Currys hit by chip shortage and cost of living squeeze
Currys, the electrical consumer goods chain, saw its shares dip 6.85% after it said it had suffered a shortage of goods ranging from PlayStation 5 consoles and Apple products which resulted in a 5% fall in sales over the Christmas period.
Sales were hit by problems including the global chip shortage and a drop in demand as household tighten their budgets amid the cost of living squeeze.
The retailer said it now expected to generate adjusted pre-tax profits of £155 million this financial year, lower than the £160 million guided towards last month.
There is some uncertainty ahead, Alex Baldock, the chief executive said, especially with the cost of living and real wages, which had resulted in “patchy consumer confidence”.
Sales for the overall tech market declined 10%, compared with last year’s peak period, said Mr Baldock, but the group had gained market share and demand for some items remained strong.
“This was a gamers’ Christmas: the year that virtual reality broke into the mainstream and when consoles flew off the shelves,” he said. “Oculus Quest 2 and PS5 were stars.”
The company was created through the £3.7 billion merger of Dixons Retail and Carphone Warehouse in 2014. It has 829 shops and 35,000 employees.
Russ Mould, investment director at AJ Bell, said: “The nation loading up on laptops and phones throughout 2020 set the bar high for 2021 in terms of Christmas technology sales to beat.
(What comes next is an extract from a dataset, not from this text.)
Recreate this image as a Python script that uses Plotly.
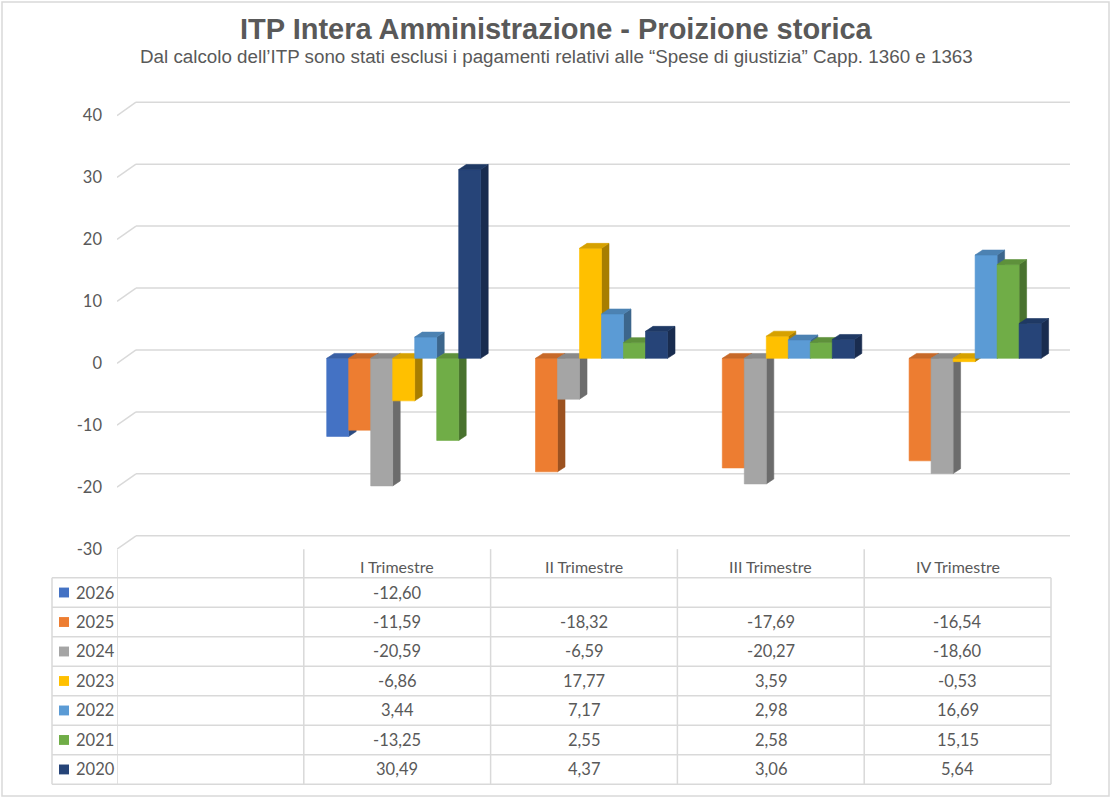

While there was still a steady trickle of purchases in recent months, there just wasn’t enough festive demand to beat the year-on-year comparative figures for Currys.
“Only game-related items were noteworthy, meaning that Currys has fallen short of its guidance set only a month ago.
“In December, it guided for £160 million full-year pre-tax profit. That figure has now been cut to £155 million which explains the negative share price reaction to the news. It means Currys is one of the few retailers to issue a turkey of a festive update.
“Sainsbury’s gave a hint with its results a few days ago that tech demand might not have been as strong as some people thought, given it was highlighted as an area of weakness in its Argos brand.
“While we live in a world now dominated by technology, it doesn’t necessarily mean that people keep needing to spend money on new kit. Laptops and phones can comfortably last for many years without the need to upgrade, so Currys needs to find extra ways for customers to spend money with it.”